Kathryn – I have previously booked directly with Qantas, when flying from LA to Sydney, just last year. I recommend contacting Qantas Freight in Australia, although I have heard that on at least some routes, they are no longer allowing this. Additionally, when booking with Qantas directly this is only possible with flights on a single code, no transfers. I would firstly book with them directly for the flight to LA or similar, then book a separate flight with an American airline on to DC. We flew from DC to LA with our dog on Alaskan Airlines, one of the more recommended options.
HALPPP, I am trying to navigate exporting my dogs from Townsville QLD, Australia to import them to Anchorage Alaska USA (July 2021). The vets in rural QLD are completely useless in regards to guidance in this department (at least where I live). I have been trying for months to get onto someone to help me. I cant get any of the pet import services to email me back. I can not leave this country without my dogs. It just is not an option. Please help me.
Gracie – Let me know if you have any specific questions. I’ve covered the export certificate here and also have an article on importing pets to the USA. Although Alaska has extra requirements, at least an extra form – I’m sure I’ve linked to the Alaska government info.
It’s really tricky to import/export pets from Australia at the moment due to the limited flights. Keep trying to get into contact with the Australia pet transport companies (Jetpets, Dogtainers, etc), as you’ll need to use one for at least booking the flight at the moment. However, everything should only take 1-2 months to organise.
Thanks for the info. We are trying to export our dog as we are relocating to Belgium permanently. We’d love to do this ourselves rather than use a pet transport company. I am a bit unclear as to whether an import permit from Belgium is needed to present to the Australian authorities. Could you clarify? Also, do you think it is possible to manage to arrange this ourselves and get on the same flights as our dog?
Would you contact the cargo department of the airline and/or get assistance from a travel agent?

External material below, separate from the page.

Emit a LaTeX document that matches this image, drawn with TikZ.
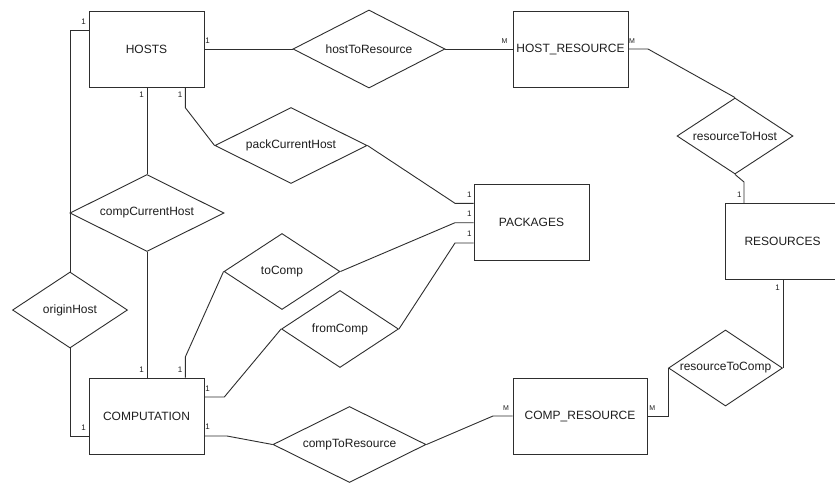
\documentclass[tikz,border=0pt]{standalone}
\usepackage{fontspec}
\setmainfont{Liberation Sans}
\usetikzlibrary{shapes.geometric}
\definecolor{linec}{HTML}{2E2E2E}
\definecolor{textc}{HTML}{1E1E1E}
\begin{document}
\begin{tikzpicture}[x=1pt,y=-1pt,
  ent/.style={draw=linec, line width=0.9pt, rectangle, inner sep=0pt, minimum width=115pt, minimum height=76pt, text=textc, font=\fontsize{12}{14}\selectfont},
  rel/.style={draw=linec, line width=0.9pt, diamond, inner sep=0pt, label={[text=textc, font=\fontsize{12}{14}\selectfont, inner sep=0pt]center:#1}},
  con/.style={draw=linec, line width=0.9pt},
  card/.style={font=\fontsize{8}{9}\selectfont, text=textc, inner sep=0pt},
  cardm/.style={font=\fontsize{7}{8}\selectfont, text=textc, inner sep=0pt}]
\path[use as bounding box, fill=white] (0,0) rectangle (835,483);
\clip (0,0) rectangle (835,483);

% entities
\node[ent] (hosts) at (146.5,49) {HOSTS};
\node[ent] (hr) at (570.5,49) {HOST\_RESOURCE};
\node[ent] (pack) at (531.5,222) {PACKAGES};
\node[ent] (res) at (782.5,241.5) {RESOURCES};
\node[ent] (comp) at (146.5,416) {COMPUTATION};
\node[ent, minimum width=134pt] (cr) at (580,416) {COMP\_RESOURCE};

% relationships
\node[rel=hostToResource, minimum width=152pt, minimum height=78pt] (htr) at (369,49) {};
\node[rel=resourceToHost, minimum width=116pt, minimum height=76pt] (rth) at (735,136) {};
\node[rel=resourceToComp, minimum width=114pt, minimum height=76pt] (rtc) at (725.5,368) {};
\node[rel=compToResource, minimum width=153pt, minimum height=76pt] (ctr) at (349.5,444.5) {};
\node[rel=fromComp, minimum width=117pt, minimum height=77pt] (fc) at (340,329) {};
\node[rel=toComp, minimum width=116pt, minimum height=76pt] (tc) at (282,271.5) {};
\node[rel=packCurrentHost, minimum width=152pt, minimum height=76pt] (pch) at (291,145.5) {};
\node[rel=compCurrentHost, minimum width=154pt, minimum height=77pt] (cch) at (147,213) {};
\node[rel=originHost, minimum width=115pt, minimum height=76pt] (oh) at (70,310) {};

% connectors
\draw[con] (hosts.east) -- (htr.west);
\draw[con] (htr.east) -- (hr.west);
\draw[con] (hr.east) -- (648,49) -- (rth.north);
\draw[con] (rth.south) -- (744,182) -- (744,0 |- res.north);
\draw[con] (rtc.east |- res.south) -- (rtc.east);
\draw[con] (rtc.west) -- (rtc.west |- cr.east) -- (cr.east);
\draw[con] (cr.west) -- (493,416) -- (ctr.east);
\draw[con] (ctr.west) -- (227,436) -- (comp.east |- 227,436);
\draw[con] (comp.east |- 0,397) -- (224.3,397) -- (fc.west);
\draw[con] (fc.east) -- (455,243) -- (pack.west |- 0,243);
\draw[con] (tc.east) -- (455,222.7) -- (pack.west |- 0,222.7);
\draw[con] (tc.west) -- (185.3,357) -- (185.3,0 |- comp.north);
\draw[con] (pch.east) -- (455,203.3) -- (pack.west |- 0,203.3);
\draw[con] (185.3,0 |- hosts.south) -- (185.3,107.7) -- (pch.west);
\draw[con] (cch.north |- hosts.south) -- (cch.north);
\draw[con] (cch.south) -- (cch.south |- comp.north);
\draw[con] (hosts.west |- 0,30) -- (70,30) -- (oh.north);
\draw[con] (oh.south) -- (70,436) -- (comp.west |- 0,436);

% cardinalities
\node[card] (k1) at (83.5,22) {1};
\node[card] (k2) at (207.7,41) {1};
\node[card] (k3) at (141.7,95) {1};
\node[card] (k4) at (180,95) {1};
\node[cardm] (k5) at (504.5,41.5) {M};
\node[cardm] (k6) at (632,41) {M};
\node[card] (k7) at (739.3,195) {1};
\node[card] (k8) at (777.7,287.5) {1};
\node[card] (k9) at (469.3,194.5) {1};
\node[card] (k10) at (469.3,214) {1};
\node[card] (k11) at (469.3,234) {1};
\node[card] (k12) at (141.7,369.3) {1};
\node[card] (k13) at (180,369.3) {1};
\node[card] (k14) at (207.7,388.3) {1};
\node[card] (k15) at (207.7,427) {1};
\node[card] (k16) at (83.5,427.3) {1};
\node[cardm] (k17) at (506,407.7) {M};
\node[cardm] (k18) at (652.3,407.7) {M};
\end{tikzpicture}
\end{document}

The good news is there is no import permit required for Belgian – just the EU pet health certificate, another form stating the movement of the pet is not commercial, plus completing a rabies vaccine. However, at the moment it is difficult to export a pet from Australia without a pet transport company. Prior to Covid, Qantas allowed direct bookings in limited cases, but they are currently requiring the use of a pet transport company. I’m not aware of any other airline flying out of Australia that allows direct bookings (done through the cargo department).
Hey just wanted to let you know we just booked flights and have requested with Japan Airlines to have our dog in cargo on our flights. It’s Australia to Germany, I haven’t received a confirmation yet but they took my request for it on the phone and are now checking availability for us.
Fingers crossed this all goes well, our flight isn’t until March 2022.
That’s great to hear, fingers crossed!
How did it all work out for you Clarissa?
Thank you so much for writing this! My wife and I are moving to Vancouver Canada with our dog and this was exactly what we needed. We are extremely grateful! 🙂
That’s exciting to hear! Wishing you all the best with your move!
Hi Caleb, can I ask how you went with moving yourselves and your dog to Vancouver? My husband and I are looking at doing this next year from Brisbane to Vancouver with our 10 year old Labrador and would love to hear a recent experience.
Etihad now allow in cabin pet travel from Australia. https://www.etihad.com/en-au/fly-etihad/baggage/travelling-with-pets
Have you seen confirmation of this other than on the website? I have tried contacting Etihad without a response and haven’t heard yet of anyone successfully doing this.